LISBON (Reuters) – Portugal’s government said on Tuesday it would protect the rights of migrant fruit and vegetable pickers and keep them safe from COVID-19 after a wave of infections in the sector revived concerns over the conditions they live in. As Portugal entered the final phase of easing a national lockdown last week, sanitary cordons were imposed in the southern municipality of Odemira, where hundreds of plastic-covered greenhouses rely on migrant labour to operate.
People are not allowed in or out of two parishes. One of them, Sao Teotonio, reported 1,910 cases per 100,000 people over a 14-day period. The country’s average is around 64 cases.
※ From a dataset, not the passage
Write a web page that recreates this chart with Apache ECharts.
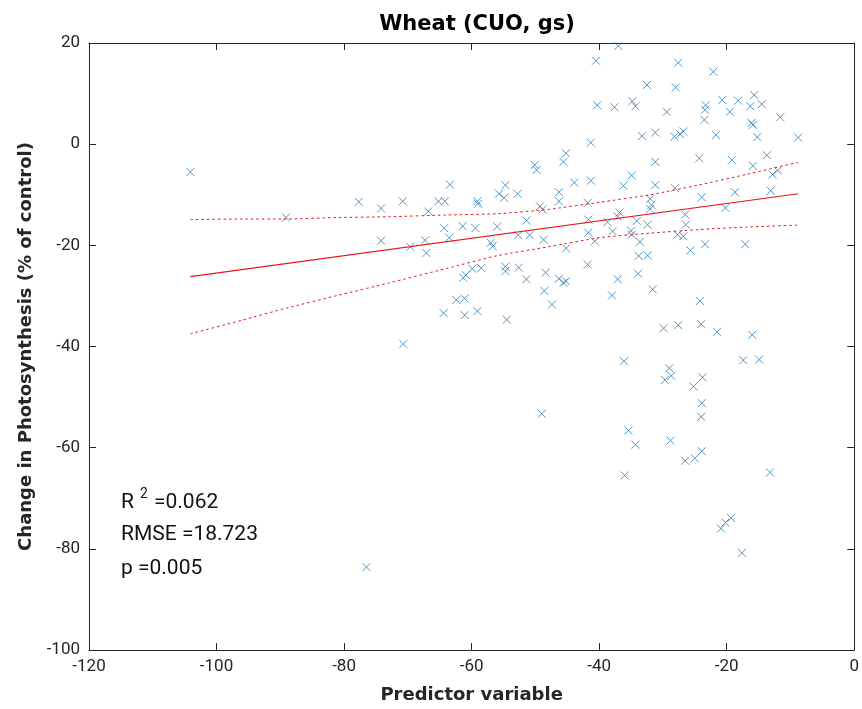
<!DOCTYPE html>
<html>
<head>
<meta charset="utf-8">
<title>Wheat (CUO, gs)</title>
<script src="https://cdn.jsdelivr.net/npm/echarts@6/dist/echarts.min.js"></script>
<style>
  html, body { margin: 0; padding: 0; background: #fff; }
  #main { width: 862px; height: 709px; }
</style>
</head>
<body>
<div id="main"></div>
<script>
// scatter points
const predictor = [
    -104.1, -89.1, -77.7, -74.2, -70.8, -66.8, -65.2, -64.2, -63.4, -64.3,
    -61.4, -74.2, -69.6, -67.3, -67.1, -63.5, -61.3, -62.4, -61.1, -64.4,
    -61.1, -70.7, -76.5, -59.4, -59.1, -59.0, -59.9, -58.5, -60.9, -59.1,
    -57.0, -56.7, -56.0, -55.7, -54.9, -54.7, -54.7, -54.7, -54.5, -52.8,
    -52.7, -52.6, -51.4, -51.4, -50.9, -50.1, -49.8, -49.3, -48.9, -48.7,
    -48.6, -48.4, -47.4, -46.3, -46.3, -46.3, -45.6, -45.2, -45.2, -45.6,
    -45.2, -43.9, -41.8, -41.7, -41.7, -41.8, -41.3, -41.3, -40.7, -40.5,
    -40.3, -38.7, -38.0, -37.9, -37.6, -37.1, -37.1, -37.0, -36.8, -36.2,
    -34.9, -35.0, -34.9, -34.8, -34.3, -34.1, -33.9, -33.8, -33.6, -33.3,
    -32.5, -32.4, -32.4, -31.6, -32.0, -31.8, -32.0, -31.2, -31.2, -31.2,
    -27.6, -22.1, -28.0, -20.7, -18.2, -15.7, -16.3, -14.5, -23.3, -23.4,
    -23.5, -19.5, -29.4, -11.6, -16.1, -15.9, -28.2, -27.3, -26.8, -21.7,
    -15.2, -8.8, -24.3, -19.2, -13.7, -15.9, -12.8, -12.0, -28.1, -23.9,
    -18.7, -13.1, -20.2, -26.5, -26.4, -27.7, -26.8, -25.7, -23.4, -17.1,
    -24.2, -29.9, -27.6, -24.0, -21.5, -16.0, -36.1, -29.0, -28.7, -29.7,
    -25.2, -49.0, -35.4, -34.3, -28.8, -26.5, -25.0, -36.0, -17.4, -14.9,
    -23.8, -23.9, -24.0, -23.9, -13.2, -19.3, -20.2, -20.9, -17.6
];
const photoChange = [
    -5.5, -14.5, -11.4, -12.7, -11.3, -13.3, -11.3, -11.3, -8.0, -16.6,
    -16.2, -19.1, -20.3, -19.0, -21.5, -18.5, -26.4, -30.8, -30.5, -33.4,
    -33.8, -39.5, -83.6, -16.6, -11.3, -11.8, -24.6, -24.5, -25.9, -33.0,
    -19.5, -20.2, -16.3, -9.8, -10.6, -8.1, -24.2, -25.1, -34.7, -9.8,
    -18.0, -24.4, -15.1, -26.7, -18.0, -4.1, -5.1, -12.3, -12.9, -18.9,
    -29.0, -25.4, -31.7, -9.5, -11.3, -26.6, -27.4, -27.1, -1.8, -3.5,
    -20.6, -7.6, -11.6, -14.9, -17.5, -23.8, 0.3, -7.2, -19.2, 16.5,
    7.7, -15.4, -29.9, -17.2, 7.3, -14.3, -26.7, 19.4, -13.5, -8.2,
    -6.2, -17.1, -17.9, 8.5, 7.5, -15.2, -25.6, -22.1, -19.3, 1.6,
    11.7, -15.9, -22.0, -28.7, -10.8, -12.0, -12.8, 2.3, -3.5, -8.1,
    16.1, 14.3, 11.2, 8.7, 8.6, 9.7, 7.5, 7.9, 7.7, 6.8,
    4.8, 6.4, 6.4, 5.3, 4.2, 3.8, 1.5, 2.0, 2.5, 1.8,
    1.4, 1.3, -2.8, -3.1, -2.2, -4.3, -6.0, -5.2, -8.7, -10.5,
    -9.5, -9.2, -12.6, -13.9, -15.9, -17.9, -18.2, -21.0, -19.8, -19.8,
    -31.0, -36.4, -35.8, -35.6, -37.1, -37.7, -42.9, -44.3, -45.8, -46.6,
    -47.9, -53.3, -56.6, -59.4, -58.6, -62.6, -62.1, -65.5, -42.7, -42.6,
    -46.1, -51.2, -53.9, -60.7, -64.9, -73.9, -74.8, -76.0, -80.8
];

// fitted line and its confidence bounds, read at a few x positions
const fitX = [-104.1, -8.8];
const fitY = [-26.2, -9.8];
const ciX = [-104.1, -96, -89, -81, -73, -64, -56, -48, -40, -32, -24.5, -17, -8.8];
const ciUpper = [-14.9, -14.8, -14.8, -14.5, -14.35, -14.0, -13.75, -12.9, -11.5, -10.0, -8.1, -6.0, -3.6];
const ciLower = [-37.5, -34.8, -32.4, -29.9, -27.45, -24.6, -22.05, -20.3, -18.5, -17.6, -16.9, -16.4, -16.0];

const statLines = ['=0.062', 'RMSE =18.723', 'p =0.005'];

const ink = '#262626';
const red = '#e8141c';
const blue = '#2a7db5';

const zip = (xs, ys) => xs.map((x, i) => [x, ys[i]]);

const chart = echarts.init(document.getElementById('main'));

const axisCommon = {
    type: 'value',
    axisLine: { onZero: false, lineStyle: { color: ink, width: 1 } },
    axisTick: { inside: true, length: 7, lineStyle: { color: ink } },
    splitLine: { show: false }
};
const nameStyle = { fontFamily: 'DejaVu Sans', fontWeight: 'bold', fontSize: 18, color: ink };
const labelStyle = { color: ink, fontFamily: 'Roboto', fontSize: 17, showMinLabel: true, showMaxLabel: true };

option = {
    animation: false,
    backgroundColor: '#fff',
    title: {
        text: 'Wheat (CUO, gs)',
        left: 472,
        textAlign: 'center',
        top: 9,
        textStyle: { fontFamily: 'DejaVu Sans', fontWeight: 'bold', fontSize: 21, color: '#000' }
    },
    grid: { left: 89, top: 43, right: 6, bottom: 58 },
    xAxis: [
        Object.assign({}, axisCommon, {
            position: 'bottom', min: -120, max: 0, interval: 20,
            axisLabel: Object.assign({ margin: 8 }, labelStyle),
            name: 'Predictor variable', nameLocation: 'middle', nameGap: 36,
            nameTextStyle: nameStyle
        }),
        Object.assign({}, axisCommon, {
            position: 'top', min: -120, max: 0, interval: 20,
            axisLabel: { show: false }
        })
    ],
    yAxis: [
        Object.assign({}, axisCommon, {
            position: 'left', min: -100, max: 20, interval: 20,
            axisLabel: Object.assign({ margin: 9 }, labelStyle),
            name: 'Change in Photosynthesis (% of control)', nameLocation: 'middle', nameGap: 52,
            nameTextStyle: nameStyle
        }),
        Object.assign({}, axisCommon, {
            position: 'right', min: -100, max: 20, interval: 20,
            axisLabel: { show: false }
        })
    ],
    series: [
        {
            type: 'scatter',
            data: zip(predictor, photoChange),
            symbol: 'path://M0,0L10,10M10,0L0,10',
            symbolSize: 8,
            itemStyle: { color: 'rgba(0,0,0,0)', borderColor: blue, borderWidth: 1 },
            emphasis: { disabled: true },
            z: 3
        },
        {
            type: 'line',
            data: zip(fitX, fitY),
            showSymbol: false,
            lineStyle: { color: red, width: 1.2 },
            emphasis: { disabled: true },
            z: 4
        },
        {
            type: 'line',
            data: zip(ciX, ciUpper),
            showSymbol: false,
            smooth: 0.2,
            lineStyle: { color: red, width: 1, type: [2.5, 3] },
            emphasis: { disabled: true },
            z: 4
        },
        {
            type: 'line',
            data: zip(ciX, ciLower),
            showSymbol: false,
            smooth: 0.2,
            lineStyle: { color: red, width: 1, type: [2.5, 3] },
            emphasis: { disabled: true },
            z: 4
        }
    ],
    graphic: [
        { type: 'text', x: 121, y: 503, style: { text: 'R', fontFamily: 'Roboto', fontSize: 21, fill: '#111', verticalAlign: 'middle' } },
        { type: 'text', x: 140, y: 494, style: { text: '2', fontFamily: 'Roboto', fontSize: 14, fill: '#111', verticalAlign: 'middle' } },
        { type: 'text', x: 154, y: 503, style: { text: statLines[0], fontFamily: 'Roboto', fontSize: 21, fill: '#111', verticalAlign: 'middle' } },
        { type: 'text', x: 121, y: 535, style: { text: statLines[1], fontFamily: 'Roboto', fontSize: 21, fill: '#111', verticalAlign: 'middle' } },
        { type: 'text', x: 121, y: 569, style: { text: statLines[2], fontFamily: 'Roboto', fontSize: 21, fill: '#111', verticalAlign: 'middle' } }
    ]
};

chart.setOption(option);
</script>
</body>
</html>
To tackle the issue, the government has temporarily taken over a private eco resort in Odemira, where migrants considered high-risk contacts can self-isolate. Those who test positive for COVID-19 will be transferred to local lodging.
“Our priority is the public health of migrants,” Interior Minister Eduardo Cabrita said during a visit to Odemira. “I want those who come to work in Portugal to have the same rights as the Portuguese who work abroad.”
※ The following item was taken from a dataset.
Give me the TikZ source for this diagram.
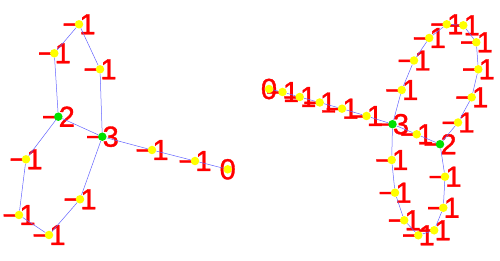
\documentclass[tikz,border=0pt]{standalone}
\usepackage{fontspec}
\setmainfont{Liberation Sans}
\newfontfamily\labfont{Liberation Sans}[FakeBold=1.2]
\pgfdeclarelayer{bg}
\pgfdeclarelayer{fg}
\pgfsetlayers{bg,main,fg}
\definecolor{edgeblue}{RGB}{100,100,255}
\definecolor{dotyellow}{RGB}{255,255,0}
\definecolor{dotgreen}{RGB}{0,225,0}
\definecolor{labred}{RGB}{255,0,0}
\tikzset{
  ydot/.style={circle,fill=dotyellow,inner sep=0pt,minimum size=8.5pt},
  gdot/.style={circle,fill=dotgreen,inner sep=0pt,minimum size=8.5pt},
  lab/.style={inner sep=0pt,text=labred,font=\labfont\fontsize{29}{29}\selectfont},
  edge/.style={draw=edgeblue,line width=0.5pt}
}
\begin{document}
\begin{tikzpicture}[x=1pt,y=-1pt]
\useasboundingbox (0,0) rectangle (500,261);
\begin{pgfonlayer}{fg}
% left graph
\node[ydot] (a1) at (79,24.3) {};
\node[ydot] (a2) at (54.3,53.3) {};
\node[ydot] (a3) at (100,69.3) {};
\node[gdot] (g2) at (58.3,116.7) {};
\node[gdot] (g3) at (102.3,136.7) {};
\node[ydot] (b1) at (152,150) {};
\node[ydot] (b2) at (195,161) {};
\node[ydot] (b3) at (227.7,169.3) {};
\node[ydot] (c1) at (26,159.3) {};
\node[ydot] (c2) at (19,215) {};
\node[ydot] (c3) at (49,235) {};
\node[ydot] (c4) at (80,199.3) {};
% right graph
\node[ydot] (r0) at (269,89) {};
\node[ydot] (r1) at (282.5,92) {};
\node[ydot] (r2) at (299.7,97) {};
\node[ydot] (r3) at (319.7,102.5) {};
\node[ydot] (r4) at (342,108.7) {};
\node[ydot] (r5) at (366.5,116) {};
\node[gdot] (h3) at (392.5,124.2) {};
\node[ydot] (m1) at (416.7,134.3) {};
\node[gdot] (h2) at (440,144.2) {};
\node[ydot] (u1) at (401.7,90) {};
\node[ydot] (u2) at (414,60.5) {};
\node[ydot] (u3) at (429.2,38) {};
\node[ydot] (u4) at (446.7,24.3) {};
\node[ydot] (u5) at (463.3,25.3) {};
\node[ydot] (u6) at (476.3,42.3) {};
\node[ydot] (u7) at (478.3,69.3) {};
\node[ydot] (u8) at (471.7,97.3) {};
\node[ydot] (u9) at (458,122.5) {};
\node[ydot] (l1) at (391.7,160) {};
\node[ydot] (l2) at (395,192.7) {};
\node[ydot] (l3) at (404.2,220.3) {};
\node[ydot] (l4) at (418.3,235.3) {};
\node[ydot] (l5) at (434.2,230.3) {};
\node[ydot] (l6) at (443.3,207.8) {};
\node[ydot] (l7) at (445,176.7) {};
\end{pgfonlayer}
\begin{pgfonlayer}{bg}
\foreach \n in {a1,a2,a3,b1,b2,c1,c2,c3,c4,r1,r2,r3,r4,r5,m1,u1,u2,u3,u4,u5,u6,u7,u8,u9,l1,l2,l3,l4,l5,l6,l7}
  \node[lab] (t\n) at (\n) {−1};
\node[lab] (tg2) at (g2) {−2};
\node[lab] (tg3) at (g3) {−3};
\node[lab] (th2) at (h2) {−2};
\node[lab] (th3) at (h3) {−3};
\node[lab] (tb3) at (b3) {0};
\node[lab] (tr0) at (r0) {0};
\end{pgfonlayer}
% edges
\draw[edge] (a1) -- (a2) -- (g2) -- (g3) -- (a3) -- (a1);
\draw[edge] (g3) -- (b1) -- (b2) -- (b3);
\draw[edge] (g2) -- (c1) -- (c2) -- (c3) -- (c4) -- (g3);
\draw[edge] (r0) -- (r1) -- (r2) -- (r3) -- (r4) -- (r5) -- (h3);
\draw[edge] (h3) -- (u1) -- (u2) -- (u3) -- (u4) -- (u5) -- (u6) -- (u7) -- (u8) -- (u9) -- (h2);
\draw[edge] (h3) -- (m1) -- (h2);
\draw[edge] (h3) -- (l1) -- (l2) -- (l3) -- (l4) -- (l5) -- (l6) -- (l7) -- (h2);
\end{tikzpicture}
\end{document}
Many of the migrant workers – from countries such as Nepal, India and Bangladesh and also eastern Europe – live in packed living quarters with few amenities.
Prime Minister Antonio Costa has said the conditions migrants live in are a risk to public health and a “blatant violation of human rights”.
Rights groups say authorities have for years turned a blind eye to problems migrants endure, from unpaid work to having their identity documents confiscated.
Over the past four years, the border and immigration service SEF has identified 134 people who were trafficked for the purpose of labour exploitation in the Alentejo region, where Odemira is located.
The public prosecutors’ office in Odemira said it had 11 inquiries related to labour exploitation under investigation.
Mayor Jose Guerreiro said he had reported incidents of rights abuses to authorities around two years ago but nothing had been done at the time.